● **COLLECTED MATERIAL**:
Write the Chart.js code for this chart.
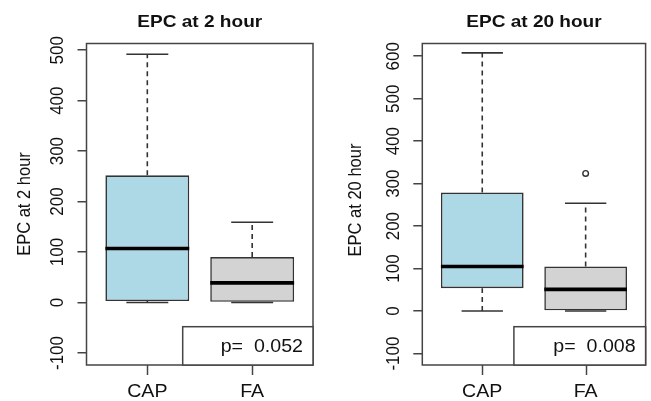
<!DOCTYPE html>
<html><head><meta charset="utf-8">
<script src="https://cdn.jsdelivr.net/npm/chart.js@4"></script>
<style>
html,body{margin:0;padding:0;background:#fff;}
#wrap{position:relative;width:651px;height:401px;background:#fff;}
.panel{position:absolute;top:0;height:401px;}
canvas{display:block;}
</style></head><body>
<div id="wrap">
<div class="panel" style="left:0;width:330px"><canvas id="c1" width="330" height="401"></canvas></div>
<div class="panel" style="left:330px;width:321px"><canvas id="c2" width="321" height="401"></canvas></div>
</div>
<script>
// ---------- data ----------
const categories = ['CAP', 'FA'];
const boxColors = ['#ADD8E6', '#D3D3D3'];

// EPC at 2 hour
const title2h = 'EPC at 2 hour';
const yTicks2h = [-100, 0, 100, 200, 300, 400, 500];
const min2h = [0, 0];
const q1_2h = [3, 0];
const med2h = [107, 39];
const q3_2h = [252, 90];
const max2h = [492, 159];
const out2h = [[], []];
const p2h = 'p=  0.052';

// EPC at 20 hour
const title20h = 'EPC at 20 hour';
const yTicks20h = [-100, 0, 100, 200, 300, 400, 500, 600];
const min20h = [0, 0];
const q1_20h = [54, 0];
const med20h = [105, 51];
const q3_20h = [279, 105];
const max20h = [608, 254];
const out20h = [[], [324]];
const p20h = 'p=  0.008';

// ---------- helpers ----------
const FONT = '"Liberation Sans", Arial, sans-serif';
const SX = 1.12;
function txt(ctx, s, x, y, font, align, rot) {
  ctx.save();
  ctx.translate(x, y);
  ctx.scale(SX, 1);
  if (rot) ctx.rotate(rot);
  ctx.font = font;
  ctx.fillStyle = '#111';
  ctx.textAlign = align || 'center';
  ctx.textBaseline = 'middle';
  ctx.fillText(s, 0, 0);
  ctx.restore();
}

function makeChart(id, p) {
  const boxHalf = (ctx) => { const s = ctx.chart.scales.x; return s.getPixelForValue(1.4) - s.getPixelForValue(1); };
  const capHalf = (ctx) => boxHalf(ctx) / 2;
  const datasets = [];
  datasets.push({
    type: 'bar',
    data: categories.map((c, i) => ({ x: i + 1, y: [p.q1[i], p.q3[i]] })),
    backgroundColor: boxColors,
    borderColor: '#333',
    borderWidth: 1.6,
    borderSkipped: false,
    barPercentage: 0.8,
    categoryPercentage: 1,
    order: 2
  });
  categories.forEach((c, i) => {
    datasets.push({ type: 'line', data: [{ x: i + 1, y: p.q3[i] }, { x: i + 1, y: p.max[i] }],
      borderColor: '#333', borderWidth: 1.6, borderDash: [5, 4], pointRadius: 0, order: 3 });
    datasets.push({ type: 'line', data: [{ x: i + 1, y: p.min[i] }, { x: i + 1, y: p.q1[i] }],
      borderColor: '#333', borderWidth: 1.6, borderDash: [5, 4], pointRadius: 0, order: 3 });
  });
  datasets.push({ type: 'scatter',
    data: categories.map((c, i) => ({ x: i + 1, y: p.max[i] })).concat(categories.map((c, i) => ({ x: i + 1, y: p.min[i] }))),
    pointStyle: 'line', pointRadius: capHalf, pointBorderColor: '#333', pointBorderWidth: 1.6, order: 1 });
  datasets.push({ type: 'scatter',
    data: categories.map((c, i) => ({ x: i + 1, y: p.med[i] })),
    pointStyle: 'line', pointRadius: boxHalf, pointBorderColor: '#000', pointBorderWidth: 3.6, order: 0 });
  const outs = [];
  p.out.forEach((arr, i) => arr.forEach(v => outs.push({ x: i + 1, y: v })));
  datasets.push({ type: 'scatter', data: outs, pointStyle: 'circle', pointRadius: 2.8,
    pointBackgroundColor: 'rgba(0,0,0,0)', pointBorderColor: '#333', pointBorderWidth: 1.4, order: 0 });

  const textPlugin = {
    id: 'rtext',
    afterDraw(chart) {
      const ctx = chart.ctx, a = chart.chartArea, ys = chart.scales.y, xs = chart.scales.x;
      ctx.save();
      ctx.setLineDash([]);
      ctx.strokeStyle = '#444'; ctx.lineWidth = 1.5;
      // frame
      ctx.strokeRect(a.left, a.top, a.right - a.left, a.bottom - a.top);
      // legend box
      ctx.fillStyle = '#fff';
      const lw = p.legW, lh = 38.3;
      ctx.fillRect(a.right - lw, a.bottom - lh, lw, lh);
      ctx.strokeRect(a.right - lw, a.bottom - lh, lw, lh);
      // x tick marks at category positions
      categories.forEach((c, i) => {
        const px = Math.round(xs.getPixelForValue(i + 1)) + 0.5;
        ctx.beginPath(); ctx.moveTo(px, a.bottom); ctx.lineTo(px, a.bottom + 10); ctx.stroke();
      });
      ctx.restore();
      txt(ctx, p.pval, a.right - 10, a.bottom - 17.5, '17.5px ' + FONT, 'right');
      // title
      txt(ctx, p.title, (a.left + a.right) / 2, 22, 'bold 17px ' + FONT, 'center');
      // y tick labels
      p.yTicks.forEach(v => txt(ctx, String(v), a.left - p.tickLabOff, ys.getPixelForValue(v), '17px ' + FONT, 'center', -Math.PI / 2));
      // y title
      txt(ctx, p.title, p.yTitleX, p.yTitleY, '16.5px ' + FONT, 'center', -Math.PI / 2);
      // x labels
      categories.forEach((c, i) => txt(ctx, c, xs.getPixelForValue(i + 1), 392, '17.5px ' + FONT, 'center'));
    }
  };

  return new Chart(document.getElementById(id), {
    type: 'bar',
    data: { datasets },
    options: {
      responsive: false,
      animation: false,
      events: [],
      layout: { padding: { left: 0, right: p.padR, top: 43.5, bottom: 0 } },
      plugins: { legend: { display: false }, tooltip: { enabled: false }, title: { display: false } },
      scales: {
        x: {
          type: 'linear', min: 0.42, max: 2.58, offset: false,
          afterBuildTicks: (s) => { s.ticks = categories.map((c, i) => ({ value: i + 1 })); },
          afterFit: (s) => { s.height = 36; },
          ticks: { display: false },
          grid: { display: false },
          border: { display: false }
        },
        y: {
          type: 'linear', min: p.yMin, max: p.yMax,
          afterBuildTicks: (s) => { s.ticks = p.yTicks.map(v => ({ value: v })); },
          afterFit: (s) => { s.width = p.axisW; },
          ticks: { display: false },
          grid: { offset: false, drawOnChartArea: false, drawTicks: true, tickLength: 9, color: '#444', lineWidth: 1.5 },
          border: { display: false }
        }
      }
    },
    plugins: [textPlugin]
  });
}

makeChart('c1', { title: title2h, yTicks: yTicks2h, min: min2h, q1: q1_2h, med: med2h, q3: q3_2h, max: max2h,
  out: out2h, pval: p2h, yMin: -123.8, yMax: 513.3, axisW: 86.5, padR: 17, legW: 130.3,
  tickLabOff: 29, yTitleX: 25, yTitleY: 204 });
makeChart('c2', { title: title20h, yTicks: yTicks20h, min: min20h, q1: q1_20h, med: med20h, q3: q3_20h, max: max20h,
  out: out20h, pval: p20h, yMin: -127, yMax: 630, axisW: 92.3, padR: 1, legW: 131.7,
  tickLabOff: 29, yTitleX: 25.5, yTitleY: 200 });
</script>
</body></html>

● **TASK PROMPT**: Repeat the lines above, starting at the first and stopping after the line that holds "const boxColors = ['#ADD8E6', '#D3D3D3'];", with the pictures left out.

● **WRITTEN SOLUTION**:
Write the Chart.js code for this chart.
<!DOCTYPE html>
<html><head><meta charset="utf-8">
<script src="https://cdn.jsdelivr.net/npm/chart.js@4"></script>
<style>
html,body{margin:0;padding:0;background:#fff;}
#wrap{position:relative;width:651px;height:401px;background:#fff;}
.panel{position:absolute;top:0;height:401px;}
canvas{display:block;}
</style></head><body>
<div id="wrap">
<div class="panel" style="left:0;width:330px"><canvas id="c1" width="330" height="401"></canvas></div>
<div class="panel" style="left:330px;width:321px"><canvas id="c2" width="321" height="401"></canvas></div>
</div>
<script>
// ---------- data ----------
const categories = ['CAP', 'FA'];
const boxColors = ['#ADD8E6', '#D3D3D3'];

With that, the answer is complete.